If reform is revenue neutral, in the sense that the overall amount spent on welfare is to remain broadly unchanged (including for these purposes the foregone tax from the initial allowance and any substantially reduced lower bands of income tax as welfare payments), then the redistribution would be primarily amongst poor households. The nature of such redistribution depends critically on the details of the scheme – what allowance, if any, is made for sickness, disability, the reasons for low income, housing costs, the relationship of child to adult basic income, etc. These factors are relevant because of the elaborate plumbing of welfare systems, designed to match resources with needs, which the advocates of basic income would sweep away. In the absence of considerably more detail in the presentation of the schemes, it is not possible to specify what these redistributive effects would be. Two things are certain, however. One is the political reality that those who lose from reform will be louder in their complaints than the gainers in celebrating their good fortune. The second is that extensive transitional measures would be required to alleviate immediate hardship for the already needy households.
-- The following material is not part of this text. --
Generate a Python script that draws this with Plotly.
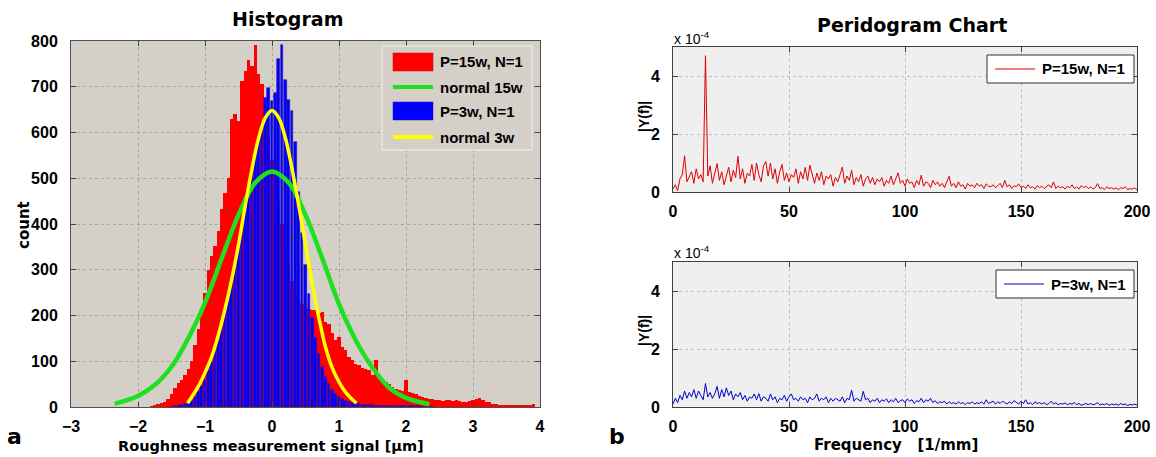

The alternative is to raise taxes on wealthier households sufficiently to ensure that almost no households would lose. In the UK, a “benefits cap” was introduced in 2013 to prevent households from receiving more than the median income in welfare benefits and a single person from receiving more than around 70% of the median income. Despite provisions designed to exempt those who might suffer particular hardship, the cap was applied in 59,000 cases in the first year.24 Thus, even basic income in the range 50-70% of median income would involve a loss of benefits for a significant number of households. But the tax cost of such provision would approach half of GDP, a level which, given other claims on public expenditure, is impossible.

Conclusion

Attempting to turn basic income into a realistic proposal involves the reintroduction of elements of the benefit system which are dependent on multiple contingencies and also on income and wealth. The outcome is a welfare system which resembles those that already exist. And this is not surprising. The complexity of current arrangements is not the result of bureaucratic perversity. It is the product of attempts to solve the genuinely difficult problem of meeting the variety of needs of low-income households while minimising disincentives to work for households of all income levels – while ensuring that the system established for that purpose is likely to sustain the support of those who are required to pay for it. I share Piachaud’s conclusion that basic income is a distraction from sensible, feasible and necessary welfare reforms.25 As in other areas of policy, it is simply not the case that there are simple solutions to apparently difficult issues which policymakers have hitherto been too stupid or corrupt to implement.